The main scraping scrip is highlighted in the code bellow. The most important is to find the right Xpath expression to access the data table in the webpage. Several chrome or firefox extensions can help (check firebug extensions).

## a Function to scrap the data
getDayWeather <- function(
        date, # as yyyy-mm-dd
        city_name, # name of the city, eg.

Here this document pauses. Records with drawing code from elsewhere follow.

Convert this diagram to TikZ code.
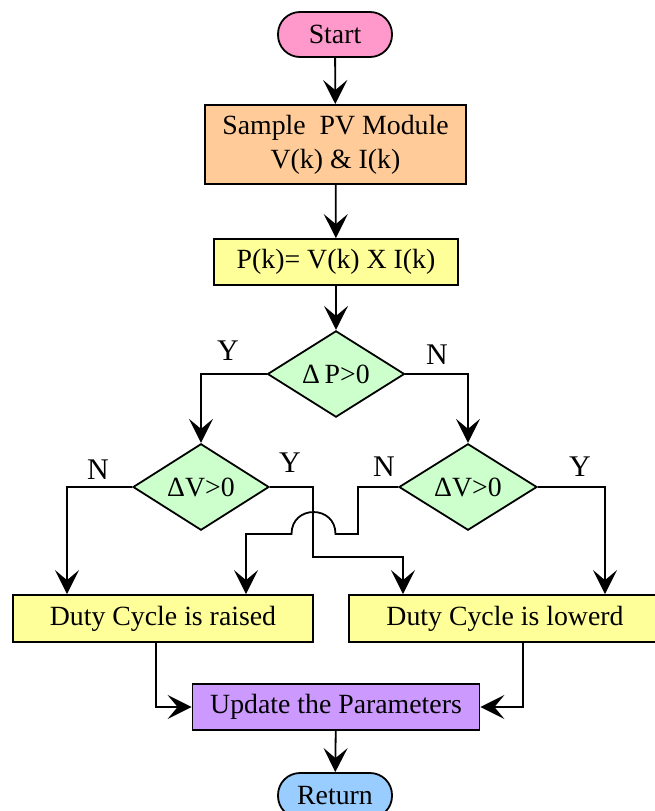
\documentclass[tikz,border=0pt]{standalone}
\usepackage{fontspec}
\setmainfont{Liberation Serif}
\usetikzlibrary{shapes.geometric,arrows.meta}

\definecolor{startpink}{HTML}{FF99CC}
\definecolor{sampleorange}{HTML}{FFCC99}
\definecolor{boxyellow}{HTML}{FFFF99}
\definecolor{decgreen}{HTML}{CCFFCC}
\definecolor{updpurple}{HTML}{CC99FF}
\definecolor{retblue}{HTML}{99CCFF}

\tikzset{
  every node/.style={font=\fontsize{27.8}{34}\selectfont},
  base/.style={draw=black, line width=1.8pt, inner sep=0pt, align=center},
  terminal/.style={base, rounded corners=22pt, minimum width=114pt, minimum height=45pt},
  procbox/.style={base, rectangle},
  decision/.style={base, diamond, fill=decgreen},
  flow/.style={line width=1.8pt, -{Stealth[length=24pt,width=24pt,inset=10pt]}},
  yn/.style={inner sep=0pt, font=\fontsize{30}{34}\selectfont}
}

\begin{document}
\begin{tikzpicture}[x=1pt,y=-1pt]
\useasboundingbox (0,0) rectangle (654,811);

% process and terminal nodes
\node[terminal, fill=startpink] (start) at (335,34.5) {Start};
\node[procbox, fill=sampleorange, minimum width=261pt, minimum height=79pt] (sample) at (335.5,144.5)
  {Sample\ \ PV Module\\V(k) \& I(k)};
\node[procbox, fill=boxyellow, minimum width=244pt, minimum height=46pt] (power) at (336,262)
  {P(k)= V(k) X I(k)};

% decisions
\node[decision, minimum width=137pt, minimum height=83pt] (dp) at (336,374) {Δ\,P>0};
\node[decision, minimum width=136pt, minimum height=84pt] (dvl) at (201,487) {ΔV>0};
\node[decision, minimum width=138pt, minimum height=84pt] (dvr) at (468,487) {ΔV>0};

% duty-cycle actions
\node[procbox, fill=boxyellow, minimum width=300pt, minimum height=47pt] (raised) at (163,618.5)
  {Duty Cycle is raised};
\node[procbox, fill=boxyellow, minimum width=312pt, minimum height=47pt] (lowered) at (505,618.5)
  {Duty Cycle is lowerd};

\node[procbox, fill=updpurple, minimum width=287pt, minimum height=46pt] (update) at (336,707)
  {Update the Parameters};
\node[terminal, fill=retblue] (return) at (335,795.5) {Return};

% branch labels
\node[yn] (ydp) at (228,351) {Y};
\node[yn] (ndp) at (437,355) {N};
\node[yn] (nl) at (98,470) {N};
\node[yn] (yl) at (290,463) {Y};
\node[yn] (nr) at (384,467) {N};
\node[yn] (yr) at (580,467) {Y};

% bend points of the routed connectors
\coordinate (lft) at (67,487);
\coordinate (yla) at (313,487);
\coordinate (ylb) at (313,557);
\coordinate (ylc) at (403,557);
\coordinate (nra) at (358,487);
\coordinate (nrb) at (358,534);
\coordinate (hopr) at (335.5,534);
\coordinate (hopl) at (291.5,534);
\coordinate (nrc) at (246,534);
\coordinate (rgt) at (605,487);
\coordinate (rsa) at (156,707);
\coordinate (lwa) at (523,707);

% main line
\draw[flow] (start) -- (sample);
\draw[flow] (sample) -- (power);
\draw[flow] (power) -- (dp);

% first decision
\draw[flow] (dp.west) -| (dvl.north);
\draw[flow] (dp.east) -| (dvr.north);

% left decision
\draw[flow] (dvl.west) -- (lft) -- (lft |- raised.north);
\draw[flow] (dvl.east) -- (yla) -- (ylb) -- (ylc) -- (ylc |- lowered.north);

% right decision, hopping over the crossing line
\draw[flow] (dvr.west) -- (nra) -- (nrb) -- (hopr)
  .. controls (335.5,504.7) and (291.5,504.7) .. (hopl) -- (nrc) -- (nrc |- raised.north);
\draw[flow] (dvr.east) -- (rgt) -- (rgt |- lowered.north);

% merge into the update step
\draw[flow] (raised.south -| rsa) -- (rsa) -- (update.west);
\draw[flow] (lowered.south -| lwa) -- (lwa) -- (update.east);
\draw[flow] (update) -- (return);
\end{tikzpicture}
\end{document}
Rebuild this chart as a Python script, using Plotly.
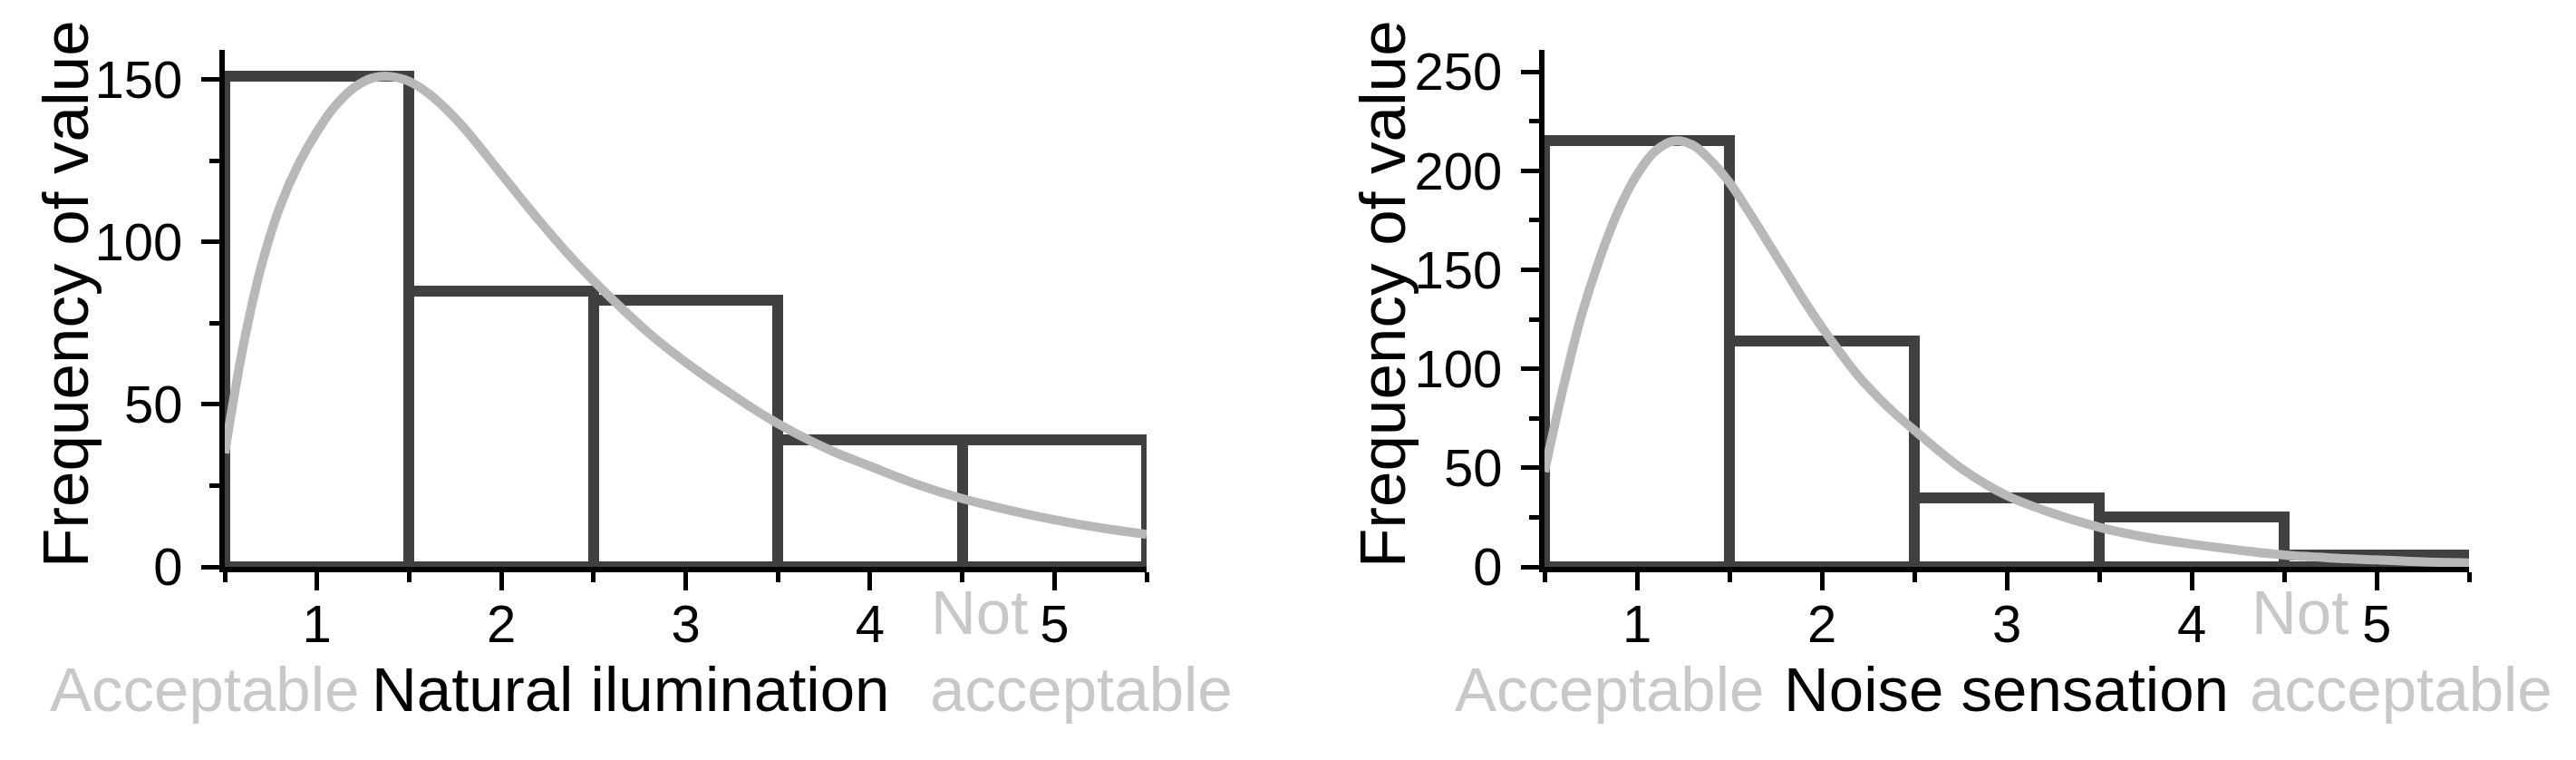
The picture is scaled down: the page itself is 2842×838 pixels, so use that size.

Beijing
        city_base_url # weatherbase base url
){
        # Make base url
        my_url <-paste0(
                city_base_url,
                date,
                "&units=metric"
        )
        message(paste0(city_name," - ", date))
        
        # Xpath to get the whole Table
        # //*[@id="left-weather-content"]/table[3]
        DayWeather <- my_url %>%
                read_html() %>%
                html_nodes(xpath = '//*[@id="left-weather-content"]/table[3]') %>%
                html_table()
        # if data is not empty
        if(length(DayWeather) > 0){
                DayWeather <- as.data.table(DayWeather)
                setnames(DayWeather, weatherbase_columns)
                ## add new features
                DayWeather[ , ':=' (
                        city = city_name,
                        date_obs = date,
                        url = my_url
                )
                ]
                ## clean data
                DayWeather[ , ':=' (
                        date_time = as.POSIXct(
                                strptime(
                                        paste(date_obs,local_time),
                                        format = "%Y-%m-%d %I:%M %p")
                        )
                )]
        } else {
                DayWeather <- NULL
        }
        return(DayWeather)
}

Scrapping

weather_data <- list()
for( my_city in uriCityWeather$city){
        my_data <- lapply(
                dates4scrapping,getDayWeather,
                city = my_city,
                city_base_url = uriCityWeather[ uriCityWeather$city == my_city,]$url
        )
        weather_data[[my_city]] <- rbindlist(my_data)
}
weather_data <- rbindlist(weather_data)

Clean the data

Most the information is extracted as text and as the website add additional symbols, we proceed to data cleaning with the following code.

weather_data[ , ':=' (
        temperature = as.numeric(gsub(pattern = "(.*) \302\260C","\\1",temperature)),
        dewpoint = as.numeric(gsub(pattern = "(.*) °C","\\1",dewpoint)),
        humidity = as.numeric(gsub(pattern = "(.*) %","\\1",humidity)),
        barometer = as.numeric(gsub(pattern = "(.*) hPa","\\1",barometer)),
        visibility = as.numeric(gsub(pattern = "(.*) km","\\1",visibility)),
        Wind_direction_degree = as.numeric(gsub(pattern = ".* \\((.*)°\\)","\\1",wind_direction_code)),
        wind_direction_as_code = gsub(pattern = "^(.*) \\(.*$",replacement = "\\1",x = wind_direction_code),
        wind_speed = as.numeric( gsub(pattern = "(.*) km/h","\\1",wind_speed)),
        gust_speed = as.numeric( gsub(pattern = "(.*) km/h","\\1",gust_speed))
)]

Exploratory Analysis

Let’s visualize a simple plot to check our scraped data

g <- ggplot(data = weather_data) +
  theme_tufte() + #theme(legend.position = "none") +
  geom_line(aes(x = date_time, y = temperature, col = humidity)) +
  geom_hline(yintercept = 0, color = "grey") +
  facet_grid(facets = . ~ city) +
  ggtitle("Temperature in few cities during the last few days of december 2015") +
  xlab("Hours from new year's midnight") + 
  theme(axis.text.x = element_text(angle = 90)) +
  theme(axis.title.x = element_text(margin = margin(t = 20, r = 0, b = 0, l = 0))) +
  ylab("Temperature in °C") +
  scale_color_gradient2(midpoint=50, low="blue", mid="green",high="red", space ="Lab" )
  # scale_color_brewer(palette="Dark2") #Dark2 as alternative

ann_text <- data.frame(
        date_time = min(weather_data$date_time),
        temperature = 18,
        lab = "Text",
        city = factor("Shenyang",levels = unique(weather_data$city))
)

g <- g + geom_text(data = ann_text, aes(x = date_time, y = temperature), 
                   label = "(c) datapleth.io
Data from
www.weatherbase.com", col = "black", size = 2, hjust = 0)
g

Conclusion

This short example illustrate that web scraping can be quite easy with the package rvest, the most difficult part is to find the right Xpath expression and the right approach to loop over the content.